■ Written instruction:
Reproduce the listing below in full and without alteration, apart from its pictures.

※ ※ ※

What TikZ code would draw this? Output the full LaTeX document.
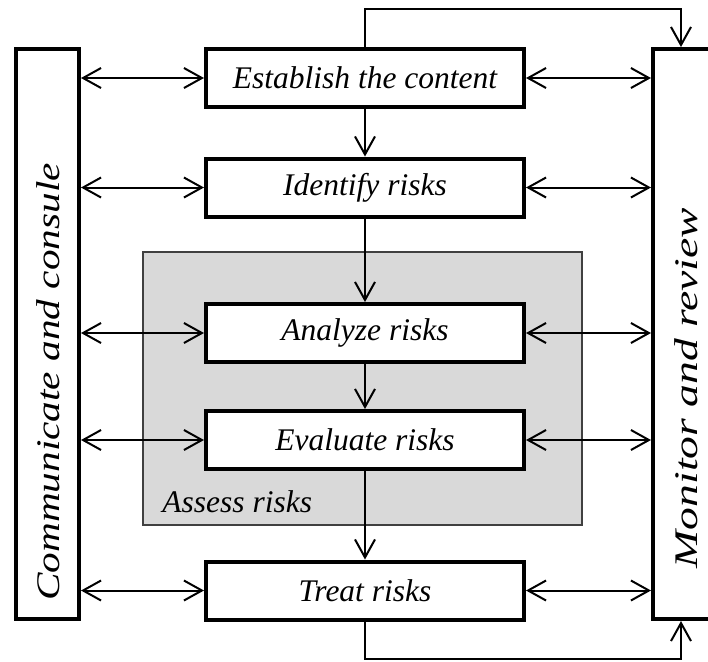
\documentclass[tikz,border=0pt]{standalone}
\usepackage{fontspec}
\setmainfont{Liberation Serif}
\usetikzlibrary{arrows.meta}

\begin{document}
\begin{tikzpicture}[x=0.5pt,y=-0.5pt,
  txt/.style={font=\fontsize{15.75}{18}\selectfont\itshape},
  stepbox/.style={txt, draw, line width=2pt, fill=white, minimum width=159pt, minimum height=29pt, inner sep=0pt},
  sidebox/.style={draw, line width=2pt, fill=white, minimum width=31.5pt, minimum height=285pt, inner sep=0pt},
  sidetxt/.style={rotate=90, inner sep=0pt, font=\fontsize{16.5}{19}\selectfont\itshape},
  assessbox/.style={draw=black!75, line width=0.75pt, fill=black!15, minimum width=219.5pt, minimum height=136.5pt},
  arr/.style={-{Straight Barb[length=9pt,width=10pt]}, line width=1pt},
  dbl/.style={{Straight Barb[length=9pt,width=10pt]}-{Straight Barb[length=9pt,width=10pt]}, line width=1pt}]
\useasboundingbox (0,0) rectangle (708,661);
\node[assessbox] (asr) at (362.5,388.5) {};
\node[txt, anchor=base west, inner sep=0pt] (asl) at (162,512) {Assess risks};
\node[stepbox] (est) at (365,78) {Establish the content};
\node[stepbox] (idf) at (365,187.5) {Identify risks};
\node[stepbox] (ana) at (365,333) {Analyze risks};
\node[stepbox] (eva) at (365,440) {Evaluate risks};
\node[stepbox] (trt) at (365,590.5) {Treat risks};
\node[sidebox] (comm) at (47.5,334) {};
\node[sidebox] (mon) at (684.5,334) {};
\node[sidetxt] (commtxt) at (48,382) {\scalebox{1.25}[1]{Communicate and consule}};
\node[sidetxt] (montxt) at (686,388) {\scalebox{1.38}[1]{Monitor and review}};
\foreach \n in {est,idf,ana,eva,trt}{
  \draw[dbl] (comm.east |- \n.west) -- (\n.west);
  \draw[dbl] (\n.east) -- (mon.west |- \n.east);
}
\draw[arr] (est.south) -- (idf.north);
\draw[arr] (idf.south) -- (ana.north);
\draw[arr] (ana.south) -- (eva.north);
\draw[arr] (eva.south) -- (trt.north);
\coordinate (topc) at (681,9);
\coordinate (botc) at (681,659);
\draw[arr] (est.north) |- (topc) -- (topc |- mon.north);
\draw[arr] (trt.south) |- (botc) -- (botc |- mon.south);
\end{tikzpicture}
\end{document}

※ ※ ※

■ The result:
What TikZ code would draw this? Output the full LaTeX document.
\documentclass[tikz,border=0pt]{standalone}
\usepackage{fontspec}
\setmainfont{Liberation Serif}
\usetikzlibrary{arrows.meta}

\begin{document}
\begin{tikzpicture}[x=0.5pt,y=-0.5pt,
  txt/.style={font=\fontsize{15.75}{18}\selectfont\itshape},
  stepbox/.style={txt, draw, line width=2pt, fill=white, minimum width=159pt, minimum height=29pt, inner sep=0pt},
  sidebox/.style={draw, line width=2pt, fill=white, minimum width=31.5pt, minimum height=285pt, inner sep=0pt},
  sidetxt/.style={rotate=90, inner sep=0pt, font=\fontsize{16.5}{19}\selectfont\itshape},
  assessbox/.style={draw=black!75, line width=0.75pt, fill=black!15, minimum width=219.5pt, minimum height=136.5pt},
  arr/.style={-{Straight Barb[length=9pt,width=10pt]}, line width=1pt},
  dbl/.style={{Straight Barb[length=9pt,width=10pt]}-{Straight Barb[length=9pt,width=10pt]}, line width=1pt}]
\useasboundingbox (0,0) rectangle (708,661);
\node[assessbox] (asr) at (362.5,388.5) {};
\node[txt, anchor=base west, inner sep=0pt] (asl) at (162,512) {Assess risks};
\node[stepbox] (est) at (365,78) {Establish the content};
\node[stepbox] (idf) at (365,187.5) {Identify risks};
\node[stepbox] (ana) at (365,333) {Analyze risks};
\node[stepbox] (eva) at (365,440) {Evaluate risks};
\node[stepbox] (trt) at (365,590.5) {Treat risks};
\node[sidebox] (comm) at (47.5,334) {};
\node[sidebox] (mon) at (684.5,334) {};
\node[sidetxt] (commtxt) at (48,382) {\scalebox{1.25}[1]{Communicate and consule}};
\node[sidetxt] (montxt) at (686,388) {\scalebox{1.38}[1]{Monitor and review}};
\foreach \n in {est,idf,ana,eva,trt}{
  \draw[dbl] (comm.east |- \n.west) -- (\n.west);
  \draw[dbl] (\n.east) -- (mon.west |- \n.east);
}
\draw[arr] (est.south) -- (idf.north);
\draw[arr] (idf.south) -- (ana.north);
\draw[arr] (ana.south) -- (eva.north);
\draw[arr] (eva.south) -- (trt.north);
\coordinate (topc) at (681,9);
\coordinate (botc) at (681,659);
\draw[arr] (est.north) |- (topc) -- (topc |- mon.north);
\draw[arr] (trt.south) |- (botc) -- (botc |- mon.south);
\end{tikzpicture}
\end{document}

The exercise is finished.